◆ **WRITTEN TASK**: Quote all of the data exactly as given. Skip every picture it contains.

◆ **DATA**:

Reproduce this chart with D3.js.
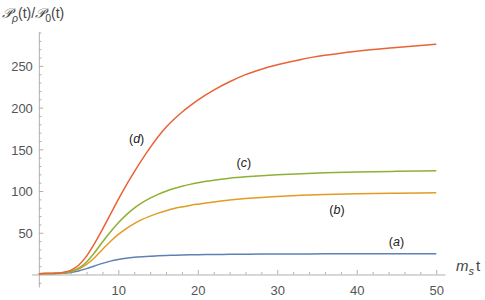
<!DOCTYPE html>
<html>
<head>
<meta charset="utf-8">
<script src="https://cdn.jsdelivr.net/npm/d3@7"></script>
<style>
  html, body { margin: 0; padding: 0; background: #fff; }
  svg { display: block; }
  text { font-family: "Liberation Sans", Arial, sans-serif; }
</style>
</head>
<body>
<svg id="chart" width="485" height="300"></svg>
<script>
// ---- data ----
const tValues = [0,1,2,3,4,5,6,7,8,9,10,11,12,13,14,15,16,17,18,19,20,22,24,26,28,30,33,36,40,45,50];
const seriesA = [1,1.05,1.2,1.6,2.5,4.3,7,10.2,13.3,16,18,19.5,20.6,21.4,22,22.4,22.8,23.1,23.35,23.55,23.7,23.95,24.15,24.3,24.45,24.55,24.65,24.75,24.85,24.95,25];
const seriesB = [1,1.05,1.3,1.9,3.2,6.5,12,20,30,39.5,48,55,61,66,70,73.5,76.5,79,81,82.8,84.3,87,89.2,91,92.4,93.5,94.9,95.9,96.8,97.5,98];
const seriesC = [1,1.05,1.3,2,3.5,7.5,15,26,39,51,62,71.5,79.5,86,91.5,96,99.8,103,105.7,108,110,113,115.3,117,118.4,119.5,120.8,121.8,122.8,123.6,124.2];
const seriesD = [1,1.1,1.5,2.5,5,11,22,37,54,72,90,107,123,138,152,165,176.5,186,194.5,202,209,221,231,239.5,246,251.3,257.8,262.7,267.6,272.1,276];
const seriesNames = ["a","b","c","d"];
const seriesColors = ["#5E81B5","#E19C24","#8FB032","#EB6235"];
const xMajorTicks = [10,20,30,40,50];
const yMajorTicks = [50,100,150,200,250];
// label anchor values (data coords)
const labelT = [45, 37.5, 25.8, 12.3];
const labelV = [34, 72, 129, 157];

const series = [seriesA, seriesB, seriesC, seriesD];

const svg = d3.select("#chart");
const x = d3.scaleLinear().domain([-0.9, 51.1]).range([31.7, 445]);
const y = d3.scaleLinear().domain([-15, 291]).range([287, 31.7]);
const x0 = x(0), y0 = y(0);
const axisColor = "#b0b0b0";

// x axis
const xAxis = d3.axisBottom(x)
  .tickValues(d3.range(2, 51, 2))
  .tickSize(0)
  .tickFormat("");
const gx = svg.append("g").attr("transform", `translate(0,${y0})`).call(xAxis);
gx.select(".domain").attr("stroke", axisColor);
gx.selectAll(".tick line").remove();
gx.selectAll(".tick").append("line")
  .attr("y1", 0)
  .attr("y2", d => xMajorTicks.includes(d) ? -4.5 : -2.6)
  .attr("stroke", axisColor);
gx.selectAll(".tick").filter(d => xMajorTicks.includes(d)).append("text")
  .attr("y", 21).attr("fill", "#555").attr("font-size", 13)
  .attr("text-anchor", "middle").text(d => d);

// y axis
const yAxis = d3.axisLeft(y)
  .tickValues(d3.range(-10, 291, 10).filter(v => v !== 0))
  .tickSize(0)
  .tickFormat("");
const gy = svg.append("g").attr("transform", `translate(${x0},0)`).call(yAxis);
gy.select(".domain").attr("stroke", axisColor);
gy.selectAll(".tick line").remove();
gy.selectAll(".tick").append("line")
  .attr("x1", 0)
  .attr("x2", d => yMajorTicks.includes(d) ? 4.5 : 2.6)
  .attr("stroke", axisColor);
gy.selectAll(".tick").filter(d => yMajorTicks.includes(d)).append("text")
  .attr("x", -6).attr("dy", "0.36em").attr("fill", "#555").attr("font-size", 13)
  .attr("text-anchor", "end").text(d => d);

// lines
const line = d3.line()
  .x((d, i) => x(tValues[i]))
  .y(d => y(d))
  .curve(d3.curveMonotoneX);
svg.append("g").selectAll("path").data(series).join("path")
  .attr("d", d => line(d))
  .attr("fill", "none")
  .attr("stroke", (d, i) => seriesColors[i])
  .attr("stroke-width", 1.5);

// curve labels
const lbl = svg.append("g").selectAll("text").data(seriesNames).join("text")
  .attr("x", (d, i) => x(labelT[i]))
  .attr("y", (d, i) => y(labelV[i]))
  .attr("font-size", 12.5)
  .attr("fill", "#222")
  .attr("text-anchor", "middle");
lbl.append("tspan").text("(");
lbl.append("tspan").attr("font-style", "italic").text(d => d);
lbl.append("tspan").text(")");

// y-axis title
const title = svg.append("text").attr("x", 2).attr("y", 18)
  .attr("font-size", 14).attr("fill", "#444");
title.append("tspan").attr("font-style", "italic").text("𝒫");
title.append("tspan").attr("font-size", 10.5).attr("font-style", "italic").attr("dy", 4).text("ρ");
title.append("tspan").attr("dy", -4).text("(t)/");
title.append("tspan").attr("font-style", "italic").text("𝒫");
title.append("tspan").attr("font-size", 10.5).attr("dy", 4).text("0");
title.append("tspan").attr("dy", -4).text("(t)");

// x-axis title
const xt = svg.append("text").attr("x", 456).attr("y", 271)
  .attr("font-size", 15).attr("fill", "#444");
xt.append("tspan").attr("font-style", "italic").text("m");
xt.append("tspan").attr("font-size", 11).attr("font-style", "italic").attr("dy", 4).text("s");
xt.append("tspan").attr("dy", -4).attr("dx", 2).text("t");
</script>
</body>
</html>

◆ **RESULT FOR THIS TASK**:
Reproduce this chart with D3.js.
<!DOCTYPE html>
<html>
<head>
<meta charset="utf-8">
<script src="https://cdn.jsdelivr.net/npm/d3@7"></script>
<style>
  html, body { margin: 0; padding: 0; background: #fff; }
  svg { display: block; }
  text { font-family: "Liberation Sans", Arial, sans-serif; }
</style>
</head>
<body>
<svg id="chart" width="485" height="300"></svg>
<script>
// ---- data ----
const tValues = [0,1,2,3,4,5,6,7,8,9,10,11,12,13,14,15,16,17,18,19,20,22,24,26,28,30,33,36,40,45,50];
const seriesA = [1,1.05,1.2,1.6,2.5,4.3,7,10.2,13.3,16,18,19.5,20.6,21.4,22,22.4,22.8,23.1,23.35,23.55,23.7,23.95,24.15,24.3,24.45,24.55,24.65,24.75,24.85,24.95,25];
const seriesB = [1,1.05,1.3,1.9,3.2,6.5,12,20,30,39.5,48,55,61,66,70,73.5,76.5,79,81,82.8,84.3,87,89.2,91,92.4,93.5,94.9,95.9,96.8,97.5,98];
const seriesC = [1,1.05,1.3,2,3.5,7.5,15,26,39,51,62,71.5,79.5,86,91.5,96,99.8,103,105.7,108,110,113,115.3,117,118.4,119.5,120.8,121.8,122.8,123.6,124.2];
const seriesD = [1,1.1,1.5,2.5,5,11,22,37,54,72,90,107,123,138,152,165,176.5,186,194.5,202,209,221,231,239.5,246,251.3,257.8,262.7,267.6,272.1,276];
const seriesNames = ["a","b","c","d"];
const seriesColors = ["#5E81B5","#E19C24","#8FB032","#EB6235"];
const xMajorTicks = [10,20,30,40,50];
const yMajorTicks = [50,100,150,200,250];
// label anchor values (data coords)
const labelT = [45, 37.5, 25.8, 12.3];
const labelV = [34, 72, 129, 157];

const series = [seriesA, seriesB, seriesC, seriesD];

const svg = d3.select("#chart");
const x = d3.scaleLinear().domain([-0.9, 51.1]).range([31.7, 445]);
const y = d3.scaleLinear().domain([-15, 291]).range([287, 31.7]);
const x0 = x(0), y0 = y(0);
const axisColor = "#b0b0b0";

// x axis
const xAxis = d3.axisBottom(x)
  .tickValues(d3.range(2, 51, 2))
  .tickSize(0)
  .tickFormat("");
const gx = svg.append("g").attr("transform", `translate(0,${y0})`).call(xAxis);
gx.select(".domain").attr("stroke", axisColor);
gx.selectAll(".tick line").remove();
gx.selectAll(".tick").append("line")
  .attr("y1", 0)
  .attr("y2", d => xMajorTicks.includes(d) ? -4.5 : -2.6)
  .attr("stroke", axisColor);
gx.selectAll(".tick").filter(d => xMajorTicks.includes(d)).append("text")
  .attr("y", 21).attr("fill", "#555").attr("font-size", 13)
  .attr("text-anchor", "middle").text(d => d);

// y axis
const yAxis = d3.axisLeft(y)
  .tickValues(d3.range(-10, 291, 10).filter(v => v !== 0))
  .tickSize(0)
  .tickFormat("");
const gy = svg.append("g").attr("transform", `translate(${x0},0)`).call(yAxis);
gy.select(".domain").attr("stroke", axisColor);
gy.selectAll(".tick line").remove();
gy.selectAll(".tick").append("line")
  .attr("x1", 0)
  .attr("x2", d => yMajorTicks.includes(d) ? 4.5 : 2.6)
  .attr("stroke", axisColor);
gy.selectAll(".tick").filter(d => yMajorTicks.includes(d)).append("text")
  .attr("x", -6).attr("dy", "0.36em").attr("fill", "#555").attr("font-size", 13)
  .attr("text-anchor", "end").text(d => d);

// lines
const line = d3.line()
  .x((d, i) => x(tValues[i]))
  .y(d => y(d))
  .curve(d3.curveMonotoneX);
svg.append("g").selectAll("path").data(series).join("path")
  .attr("d", d => line(d))
  .attr("fill", "none")
  .attr("stroke", (d, i) => seriesColors[i])
  .attr("stroke-width", 1.5);

// curve labels
const lbl = svg.append("g").selectAll("text").data(seriesNames).join("text")
  .attr("x", (d, i) => x(labelT[i]))
  .attr("y", (d, i) => y(labelV[i]))
  .attr("font-size", 12.5)
  .attr("fill", "#222")
  .attr("text-anchor", "middle");
lbl.append("tspan").text("(");
lbl.append("tspan").attr("font-style", "italic").text(d => d);
lbl.append("tspan").text(")");

// y-axis title
const title = svg.append("text").attr("x", 2).attr("y", 18)
  .attr("font-size", 14).attr("fill", "#444");
title.append("tspan").attr("font-style", "italic").text("𝒫");
title.append("tspan").attr("font-size", 10.5).attr("font-style", "italic").attr("dy", 4).text("ρ");
title.append("tspan").attr("dy", -4).text("(t)/");
title.append("tspan").attr("font-style", "italic").text("𝒫");
title.append("tspan").attr("font-size", 10.5).attr("dy", 4).text("0");
title.append("tspan").attr("dy", -4).text("(t)");

// x-axis title
const xt = svg.append("text").attr("x", 456).attr("y", 271)
  .attr("font-size", 15).attr("fill", "#444");
xt.append("tspan").attr("font-style", "italic").text("m");
xt.append("tspan").attr("font-size", 11).attr("font-style", "italic").attr("dy", 4).text("s");
xt.append("tspan").attr("dy", -4).attr("dx", 2).text("t");
</script>
</body>
</html>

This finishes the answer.